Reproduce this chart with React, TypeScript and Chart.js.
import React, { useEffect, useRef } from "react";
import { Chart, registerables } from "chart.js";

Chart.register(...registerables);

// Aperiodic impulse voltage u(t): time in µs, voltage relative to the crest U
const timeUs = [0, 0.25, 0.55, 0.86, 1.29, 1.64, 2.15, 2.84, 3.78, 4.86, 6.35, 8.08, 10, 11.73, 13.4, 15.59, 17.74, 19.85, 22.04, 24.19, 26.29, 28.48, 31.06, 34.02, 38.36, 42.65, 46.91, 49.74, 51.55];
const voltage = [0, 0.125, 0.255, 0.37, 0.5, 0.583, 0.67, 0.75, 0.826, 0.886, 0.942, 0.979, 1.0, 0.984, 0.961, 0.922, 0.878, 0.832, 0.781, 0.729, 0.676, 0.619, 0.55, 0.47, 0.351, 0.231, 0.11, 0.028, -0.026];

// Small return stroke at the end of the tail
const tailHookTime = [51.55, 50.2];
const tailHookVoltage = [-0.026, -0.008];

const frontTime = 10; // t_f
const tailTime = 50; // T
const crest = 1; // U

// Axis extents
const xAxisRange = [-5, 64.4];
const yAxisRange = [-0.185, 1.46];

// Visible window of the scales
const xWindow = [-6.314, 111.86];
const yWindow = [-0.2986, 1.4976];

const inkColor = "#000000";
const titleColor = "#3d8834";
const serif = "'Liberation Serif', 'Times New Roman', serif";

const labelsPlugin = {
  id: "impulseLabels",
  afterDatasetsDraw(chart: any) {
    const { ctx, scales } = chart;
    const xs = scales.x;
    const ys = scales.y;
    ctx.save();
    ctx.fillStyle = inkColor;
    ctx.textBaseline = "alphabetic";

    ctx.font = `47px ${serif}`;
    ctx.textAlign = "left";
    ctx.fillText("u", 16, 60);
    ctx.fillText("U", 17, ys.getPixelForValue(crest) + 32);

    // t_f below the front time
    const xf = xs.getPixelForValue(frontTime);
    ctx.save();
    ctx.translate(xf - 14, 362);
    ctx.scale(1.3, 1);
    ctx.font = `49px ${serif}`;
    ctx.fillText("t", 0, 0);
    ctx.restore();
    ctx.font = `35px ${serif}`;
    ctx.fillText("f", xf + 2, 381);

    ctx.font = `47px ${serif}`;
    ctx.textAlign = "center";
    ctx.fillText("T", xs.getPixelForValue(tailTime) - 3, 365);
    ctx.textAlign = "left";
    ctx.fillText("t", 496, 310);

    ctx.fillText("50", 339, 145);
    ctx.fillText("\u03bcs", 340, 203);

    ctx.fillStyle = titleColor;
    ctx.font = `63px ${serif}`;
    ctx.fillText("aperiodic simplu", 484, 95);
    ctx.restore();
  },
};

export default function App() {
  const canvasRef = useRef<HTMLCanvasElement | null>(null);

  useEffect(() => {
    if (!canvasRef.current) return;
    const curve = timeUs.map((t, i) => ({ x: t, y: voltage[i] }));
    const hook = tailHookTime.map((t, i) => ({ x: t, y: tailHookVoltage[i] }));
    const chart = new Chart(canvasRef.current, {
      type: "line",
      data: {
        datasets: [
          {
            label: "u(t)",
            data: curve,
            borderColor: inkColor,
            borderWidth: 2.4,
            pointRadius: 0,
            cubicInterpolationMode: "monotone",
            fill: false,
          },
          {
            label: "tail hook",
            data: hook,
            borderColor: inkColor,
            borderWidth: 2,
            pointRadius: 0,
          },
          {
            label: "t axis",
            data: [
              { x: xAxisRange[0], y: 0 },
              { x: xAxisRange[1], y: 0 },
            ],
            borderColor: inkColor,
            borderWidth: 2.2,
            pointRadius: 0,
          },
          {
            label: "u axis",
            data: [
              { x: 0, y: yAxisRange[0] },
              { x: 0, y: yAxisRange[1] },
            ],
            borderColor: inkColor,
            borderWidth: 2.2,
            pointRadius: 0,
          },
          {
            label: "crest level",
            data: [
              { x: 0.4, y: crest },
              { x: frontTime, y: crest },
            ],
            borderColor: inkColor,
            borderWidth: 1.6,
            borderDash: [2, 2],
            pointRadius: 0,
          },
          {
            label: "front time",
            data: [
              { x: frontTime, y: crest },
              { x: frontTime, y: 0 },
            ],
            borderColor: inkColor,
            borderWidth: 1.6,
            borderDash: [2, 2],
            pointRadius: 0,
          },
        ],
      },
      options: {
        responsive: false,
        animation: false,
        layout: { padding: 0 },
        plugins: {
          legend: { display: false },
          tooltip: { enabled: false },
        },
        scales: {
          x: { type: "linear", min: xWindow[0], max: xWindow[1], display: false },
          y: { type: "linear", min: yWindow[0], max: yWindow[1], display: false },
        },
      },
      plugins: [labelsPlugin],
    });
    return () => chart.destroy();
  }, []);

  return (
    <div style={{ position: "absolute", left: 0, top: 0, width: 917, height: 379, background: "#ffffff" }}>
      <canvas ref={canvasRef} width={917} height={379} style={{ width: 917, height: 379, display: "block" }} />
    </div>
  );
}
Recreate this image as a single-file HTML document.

§ What needs to be done: Transcribe the records above exactly as they appear.

§ Exercise answer:
Reproduce this chart with React, TypeScript and Chart.js.
import React, { useEffect, useRef } from "react";
import { Chart, registerables } from "chart.js";

Chart.register(...registerables);

// Aperiodic impulse voltage u(t): time in µs, voltage relative to the crest U
const timeUs = [0, 0.25, 0.55, 0.86, 1.29, 1.64, 2.15, 2.84, 3.78, 4.86, 6.35, 8.08, 10, 11.73, 13.4, 15.59, 17.74, 19.85, 22.04, 24.19, 26.29, 28.48, 31.06, 34.02, 38.36, 42.65, 46.91, 49.74, 51.55];
const voltage = [0, 0.125, 0.255, 0.37, 0.5, 0.583, 0.67, 0.75, 0.826, 0.886, 0.942, 0.979, 1.0, 0.984, 0.961, 0.922, 0.878, 0.832, 0.781, 0.729, 0.676, 0.619, 0.55, 0.47, 0.351, 0.231, 0.11, 0.028, -0.026];

// Small return stroke at the end of the tail
const tailHookTime = [51.55, 50.2];
const tailHookVoltage = [-0.026, -0.008];

const frontTime = 10; // t_f
const tailTime = 50; // T
const crest = 1; // U

// Axis extents
const xAxisRange = [-5, 64.4];
const yAxisRange = [-0.185, 1.46];

// Visible window of the scales
const xWindow = [-6.314, 111.86];
const yWindow = [-0.2986, 1.4976];

const inkColor = "#000000";
const titleColor = "#3d8834";
const serif = "'Liberation Serif', 'Times New Roman', serif";

const labelsPlugin = {
  id: "impulseLabels",
  afterDatasetsDraw(chart: any) {
    const { ctx, scales } = chart;
    const xs = scales.x;
    const ys = scales.y;
    ctx.save();
    ctx.fillStyle = inkColor;
    ctx.textBaseline = "alphabetic";

    ctx.font = `47px ${serif}`;
    ctx.textAlign = "left";
    ctx.fillText("u", 16, 60);
    ctx.fillText("U", 17, ys.getPixelForValue(crest) + 32);

    // t_f below the front time
    const xf = xs.getPixelForValue(frontTime);
    ctx.save();
    ctx.translate(xf - 14, 362);
    ctx.scale(1.3, 1);
    ctx.font = `49px ${serif}`;
    ctx.fillText("t", 0, 0);
    ctx.restore();
    ctx.font = `35px ${serif}`;
    ctx.fillText("f", xf + 2, 381);

    ctx.font = `47px ${serif}`;
    ctx.textAlign = "center";
    ctx.fillText("T", xs.getPixelForValue(tailTime) - 3, 365);
    ctx.textAlign = "left";
    ctx.fillText("t", 496, 310);

    ctx.fillText("50", 339, 145);
    ctx.fillText("\u03bcs", 340, 203);

    ctx.fillStyle = titleColor;
    ctx.font = `63px ${serif}`;
    ctx.fillText("aperiodic simplu", 484, 95);
    ctx.restore();
  },
};

export default function App() {
  const canvasRef = useRef<HTMLCanvasElement | null>(null);

  useEffect(() => {
    if (!canvasRef.current) return;
    const curve = timeUs.map((t, i) => ({ x: t, y: voltage[i] }));
    const hook = tailHookTime.map((t, i) => ({ x: t, y: tailHookVoltage[i] }));
    const chart = new Chart(canvasRef.current, {
      type: "line",
      data: {
        datasets: [
          {
            label: "u(t)",
            data: curve,
            borderColor: inkColor,
            borderWidth: 2.4,
            pointRadius: 0,
            cubicInterpolationMode: "monotone",
            fill: false,
          },
          {
            label: "tail hook",
            data: hook,
            borderColor: inkColor,
            borderWidth: 2,
            pointRadius: 0,
          },
          {
            label: "t axis",
            data: [
              { x: xAxisRange[0], y: 0 },
              { x: xAxisRange[1], y: 0 },
            ],
            borderColor: inkColor,
            borderWidth: 2.2,
            pointRadius: 0,
          },
          {
            label: "u axis",
            data: [
              { x: 0, y: yAxisRange[0] },
              { x: 0, y: yAxisRange[1] },
            ],
            borderColor: inkColor,
            borderWidth: 2.2,
            pointRadius: 0,
          },
          {
            label: "crest level",
            data: [
              { x: 0.4, y: crest },
              { x: frontTime, y: crest },
            ],
            borderColor: inkColor,
            borderWidth: 1.6,
            borderDash: [2, 2],
            pointRadius: 0,
          },
          {
            label: "front time",
            data: [
              { x: frontTime, y: crest },
              { x: frontTime, y: 0 },
            ],
            borderColor: inkColor,
            borderWidth: 1.6,
            borderDash: [2, 2],
            pointRadius: 0,
          },
        ],
      },
      options: {
        responsive: false,
        animation: false,
        layout: { padding: 0 },
        plugins: {
          legend: { display: false },
          tooltip: { enabled: false },
        },
        scales: {
          x: { type: "linear", min: xWindow[0], max: xWindow[1], display: false },
          y: { type: "linear", min: yWindow[0], max: yWindow[1], display: false },
        },
      },
      plugins: [labelsPlugin],
    });
    return () => chart.destroy();
  }, []);

  return (
    <div style={{ position: "absolute", left: 0, top: 0, width: 917, height: 379, background: "#ffffff" }}>
      <canvas ref={canvasRef} width={917} height={379} style={{ width: 917, height: 379, display: "block" }} />
    </div>
  );
}
Recreate this image as a single-file HTML document.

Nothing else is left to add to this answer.